** BEGIN **
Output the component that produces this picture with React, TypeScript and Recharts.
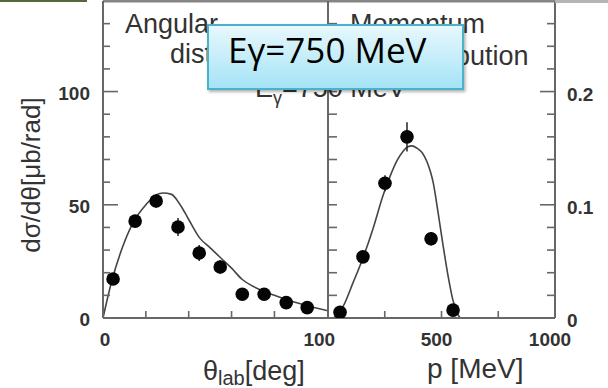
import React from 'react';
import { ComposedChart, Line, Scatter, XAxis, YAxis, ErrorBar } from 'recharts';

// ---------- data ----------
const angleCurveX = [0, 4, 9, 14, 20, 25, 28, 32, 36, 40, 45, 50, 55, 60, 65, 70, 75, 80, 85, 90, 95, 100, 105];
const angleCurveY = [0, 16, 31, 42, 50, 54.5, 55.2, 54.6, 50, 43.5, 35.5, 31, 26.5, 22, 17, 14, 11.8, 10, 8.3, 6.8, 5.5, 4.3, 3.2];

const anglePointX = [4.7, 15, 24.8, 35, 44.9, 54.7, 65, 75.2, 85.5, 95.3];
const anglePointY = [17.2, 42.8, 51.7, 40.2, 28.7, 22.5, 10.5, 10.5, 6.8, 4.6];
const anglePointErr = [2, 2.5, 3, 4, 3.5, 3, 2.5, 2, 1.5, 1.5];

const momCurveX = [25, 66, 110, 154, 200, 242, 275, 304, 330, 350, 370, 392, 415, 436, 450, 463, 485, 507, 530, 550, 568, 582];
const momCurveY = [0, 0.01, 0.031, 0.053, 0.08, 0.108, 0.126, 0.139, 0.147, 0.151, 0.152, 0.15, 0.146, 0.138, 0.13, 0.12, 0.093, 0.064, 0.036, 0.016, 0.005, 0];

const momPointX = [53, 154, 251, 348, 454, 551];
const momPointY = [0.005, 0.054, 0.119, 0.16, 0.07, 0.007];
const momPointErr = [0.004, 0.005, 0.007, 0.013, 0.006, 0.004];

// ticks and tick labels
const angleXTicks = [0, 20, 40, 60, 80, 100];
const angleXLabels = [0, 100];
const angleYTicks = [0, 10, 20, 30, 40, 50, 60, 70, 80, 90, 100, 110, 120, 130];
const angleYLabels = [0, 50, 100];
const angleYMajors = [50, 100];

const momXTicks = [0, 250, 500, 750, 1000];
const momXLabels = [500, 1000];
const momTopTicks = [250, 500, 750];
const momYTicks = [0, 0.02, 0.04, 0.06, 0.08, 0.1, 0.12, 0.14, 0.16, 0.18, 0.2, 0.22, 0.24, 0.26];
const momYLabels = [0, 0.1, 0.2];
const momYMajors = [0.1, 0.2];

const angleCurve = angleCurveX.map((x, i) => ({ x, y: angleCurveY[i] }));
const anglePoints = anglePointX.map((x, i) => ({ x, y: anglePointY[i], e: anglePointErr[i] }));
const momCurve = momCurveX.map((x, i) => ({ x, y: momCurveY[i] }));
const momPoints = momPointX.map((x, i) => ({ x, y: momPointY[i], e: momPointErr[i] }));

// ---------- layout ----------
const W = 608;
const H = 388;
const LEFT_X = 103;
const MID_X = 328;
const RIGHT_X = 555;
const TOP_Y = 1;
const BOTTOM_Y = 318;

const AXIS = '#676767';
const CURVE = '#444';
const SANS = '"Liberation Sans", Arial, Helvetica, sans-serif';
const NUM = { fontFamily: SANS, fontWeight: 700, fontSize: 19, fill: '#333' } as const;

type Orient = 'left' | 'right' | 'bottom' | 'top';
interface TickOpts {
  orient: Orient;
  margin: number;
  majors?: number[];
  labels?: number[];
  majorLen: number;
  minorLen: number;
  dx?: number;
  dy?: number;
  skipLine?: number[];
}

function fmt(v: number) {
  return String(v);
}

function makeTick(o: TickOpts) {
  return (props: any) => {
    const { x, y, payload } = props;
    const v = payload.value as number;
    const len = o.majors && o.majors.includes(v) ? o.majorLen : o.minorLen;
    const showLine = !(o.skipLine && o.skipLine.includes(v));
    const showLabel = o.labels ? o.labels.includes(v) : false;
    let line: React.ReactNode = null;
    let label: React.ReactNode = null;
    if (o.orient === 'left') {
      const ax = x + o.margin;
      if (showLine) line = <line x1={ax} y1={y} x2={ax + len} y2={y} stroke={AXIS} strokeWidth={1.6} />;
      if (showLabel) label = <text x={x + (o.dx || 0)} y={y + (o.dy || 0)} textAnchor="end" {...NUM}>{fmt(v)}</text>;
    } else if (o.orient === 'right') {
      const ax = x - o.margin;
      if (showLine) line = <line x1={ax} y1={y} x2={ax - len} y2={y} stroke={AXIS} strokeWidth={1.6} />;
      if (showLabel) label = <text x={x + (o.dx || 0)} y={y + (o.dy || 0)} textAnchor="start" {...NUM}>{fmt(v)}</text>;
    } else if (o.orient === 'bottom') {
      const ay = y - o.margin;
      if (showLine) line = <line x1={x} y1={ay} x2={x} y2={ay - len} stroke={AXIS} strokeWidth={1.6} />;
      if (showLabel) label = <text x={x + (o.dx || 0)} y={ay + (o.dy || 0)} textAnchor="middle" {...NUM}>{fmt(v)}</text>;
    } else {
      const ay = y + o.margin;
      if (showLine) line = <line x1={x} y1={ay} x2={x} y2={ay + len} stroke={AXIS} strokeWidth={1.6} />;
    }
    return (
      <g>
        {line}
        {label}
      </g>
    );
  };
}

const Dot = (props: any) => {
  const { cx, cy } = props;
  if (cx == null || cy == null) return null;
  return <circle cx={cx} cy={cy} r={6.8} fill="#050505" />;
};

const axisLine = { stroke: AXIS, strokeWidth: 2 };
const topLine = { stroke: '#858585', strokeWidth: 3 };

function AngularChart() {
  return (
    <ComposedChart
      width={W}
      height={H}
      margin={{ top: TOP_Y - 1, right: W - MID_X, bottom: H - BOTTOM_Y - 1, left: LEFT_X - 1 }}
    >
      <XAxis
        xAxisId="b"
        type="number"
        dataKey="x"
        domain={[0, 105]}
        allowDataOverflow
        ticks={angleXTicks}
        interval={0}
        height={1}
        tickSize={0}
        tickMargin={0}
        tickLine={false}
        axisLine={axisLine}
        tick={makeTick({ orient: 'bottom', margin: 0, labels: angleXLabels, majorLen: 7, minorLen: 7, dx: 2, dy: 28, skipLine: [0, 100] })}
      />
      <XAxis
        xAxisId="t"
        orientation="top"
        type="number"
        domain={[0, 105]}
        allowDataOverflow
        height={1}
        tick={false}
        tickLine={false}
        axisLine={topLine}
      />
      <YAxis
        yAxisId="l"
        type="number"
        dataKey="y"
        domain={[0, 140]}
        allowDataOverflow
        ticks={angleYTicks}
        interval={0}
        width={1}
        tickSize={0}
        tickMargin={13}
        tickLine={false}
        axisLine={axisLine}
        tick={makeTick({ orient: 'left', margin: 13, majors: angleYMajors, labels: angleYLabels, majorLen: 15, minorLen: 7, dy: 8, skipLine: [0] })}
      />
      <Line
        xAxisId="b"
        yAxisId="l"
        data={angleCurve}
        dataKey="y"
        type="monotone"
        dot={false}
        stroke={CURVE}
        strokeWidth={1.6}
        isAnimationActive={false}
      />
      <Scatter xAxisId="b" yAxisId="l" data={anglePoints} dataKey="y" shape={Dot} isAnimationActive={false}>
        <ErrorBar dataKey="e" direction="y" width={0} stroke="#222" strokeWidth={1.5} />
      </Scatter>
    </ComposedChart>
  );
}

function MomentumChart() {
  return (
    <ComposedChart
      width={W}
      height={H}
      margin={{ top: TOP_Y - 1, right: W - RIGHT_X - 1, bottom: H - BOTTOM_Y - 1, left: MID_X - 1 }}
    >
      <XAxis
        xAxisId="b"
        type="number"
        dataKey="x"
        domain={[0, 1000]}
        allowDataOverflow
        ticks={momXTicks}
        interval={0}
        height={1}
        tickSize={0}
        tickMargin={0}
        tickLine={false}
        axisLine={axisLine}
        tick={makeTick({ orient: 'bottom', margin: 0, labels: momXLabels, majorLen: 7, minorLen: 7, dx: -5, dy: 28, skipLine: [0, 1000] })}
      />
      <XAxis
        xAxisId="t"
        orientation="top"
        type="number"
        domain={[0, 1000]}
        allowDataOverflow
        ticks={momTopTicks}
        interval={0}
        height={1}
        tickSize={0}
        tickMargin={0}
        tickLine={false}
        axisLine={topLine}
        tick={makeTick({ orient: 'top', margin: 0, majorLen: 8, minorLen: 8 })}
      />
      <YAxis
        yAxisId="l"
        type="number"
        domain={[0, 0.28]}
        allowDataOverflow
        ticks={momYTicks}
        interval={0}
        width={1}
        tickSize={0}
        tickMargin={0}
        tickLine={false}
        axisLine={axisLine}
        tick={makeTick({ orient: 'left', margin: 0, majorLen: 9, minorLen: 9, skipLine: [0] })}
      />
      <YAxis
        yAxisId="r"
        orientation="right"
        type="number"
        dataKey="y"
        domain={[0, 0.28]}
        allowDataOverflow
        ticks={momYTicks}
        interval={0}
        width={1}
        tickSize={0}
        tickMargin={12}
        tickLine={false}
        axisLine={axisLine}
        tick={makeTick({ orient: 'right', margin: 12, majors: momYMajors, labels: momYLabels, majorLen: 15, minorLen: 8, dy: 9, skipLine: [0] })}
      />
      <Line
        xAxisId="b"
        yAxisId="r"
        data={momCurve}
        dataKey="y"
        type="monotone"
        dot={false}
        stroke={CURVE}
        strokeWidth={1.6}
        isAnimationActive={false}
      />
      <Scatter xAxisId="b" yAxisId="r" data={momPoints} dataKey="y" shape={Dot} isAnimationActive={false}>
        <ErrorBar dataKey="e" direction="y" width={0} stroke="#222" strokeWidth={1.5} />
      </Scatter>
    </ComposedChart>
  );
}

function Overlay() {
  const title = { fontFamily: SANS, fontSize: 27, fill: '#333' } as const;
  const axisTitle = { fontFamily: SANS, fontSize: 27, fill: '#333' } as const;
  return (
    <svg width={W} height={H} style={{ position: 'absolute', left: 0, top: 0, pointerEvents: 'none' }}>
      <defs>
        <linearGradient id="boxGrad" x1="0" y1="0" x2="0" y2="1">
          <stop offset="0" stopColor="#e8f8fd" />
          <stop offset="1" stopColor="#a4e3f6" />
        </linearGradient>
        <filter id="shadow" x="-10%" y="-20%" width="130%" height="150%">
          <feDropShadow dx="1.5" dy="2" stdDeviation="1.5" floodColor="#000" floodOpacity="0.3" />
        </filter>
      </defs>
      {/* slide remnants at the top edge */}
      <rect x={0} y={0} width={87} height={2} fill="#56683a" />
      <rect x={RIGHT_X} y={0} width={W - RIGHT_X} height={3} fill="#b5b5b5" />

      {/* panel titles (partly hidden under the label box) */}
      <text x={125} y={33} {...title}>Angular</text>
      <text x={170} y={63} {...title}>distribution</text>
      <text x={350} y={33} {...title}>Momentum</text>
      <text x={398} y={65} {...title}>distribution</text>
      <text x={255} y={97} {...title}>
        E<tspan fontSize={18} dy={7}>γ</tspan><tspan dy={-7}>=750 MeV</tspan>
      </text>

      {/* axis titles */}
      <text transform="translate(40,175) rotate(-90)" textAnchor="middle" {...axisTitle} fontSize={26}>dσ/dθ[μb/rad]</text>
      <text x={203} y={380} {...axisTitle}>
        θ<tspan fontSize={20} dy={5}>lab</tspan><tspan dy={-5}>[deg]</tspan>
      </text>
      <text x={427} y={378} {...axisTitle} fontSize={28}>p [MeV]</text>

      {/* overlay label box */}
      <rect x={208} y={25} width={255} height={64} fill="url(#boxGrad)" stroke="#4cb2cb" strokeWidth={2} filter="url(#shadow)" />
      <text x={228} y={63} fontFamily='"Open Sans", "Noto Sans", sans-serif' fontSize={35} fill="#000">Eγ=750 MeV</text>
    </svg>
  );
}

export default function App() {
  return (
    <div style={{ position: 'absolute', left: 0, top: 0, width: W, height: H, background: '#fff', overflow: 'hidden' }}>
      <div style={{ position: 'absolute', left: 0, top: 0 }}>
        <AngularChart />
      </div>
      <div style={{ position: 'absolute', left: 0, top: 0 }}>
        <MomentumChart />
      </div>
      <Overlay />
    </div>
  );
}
** END **
▶ [STATED GOAL]:
Emit the lines of the material exactly, from its first line to the line containing "2, 1.5, 1.5];", inclusive; leave every picture out.

▶ [REPLY TO THE EXERCISE]:
Output the component that produces this picture with React, TypeScript and Recharts.
import React from 'react';
import { ComposedChart, Line, Scatter, XAxis, YAxis, ErrorBar } from 'recharts';

// ---------- data ----------
const angleCurveX = [0, 4, 9, 14, 20, 25, 28, 32, 36, 40, 45, 50, 55, 60, 65, 70, 75, 80, 85, 90, 95, 100, 105];
const angleCurveY = [0, 16, 31, 42, 50, 54.5, 55.2, 54.6, 50, 43.5, 35.5, 31, 26.5, 22, 17, 14, 11.8, 10, 8.3, 6.8, 5.5, 4.3, 3.2];

const anglePointX = [4.7, 15, 24.8, 35, 44.9, 54.7, 65, 75.2, 85.5, 95.3];
const anglePointY = [17.2, 42.8, 51.7, 40.2, 28.7, 22.5, 10.5, 10.5, 6.8, 4.6];
const anglePointErr = [2, 2.5, 3, 4, 3.5, 3, 2.5, 2, 1.5, 1.5];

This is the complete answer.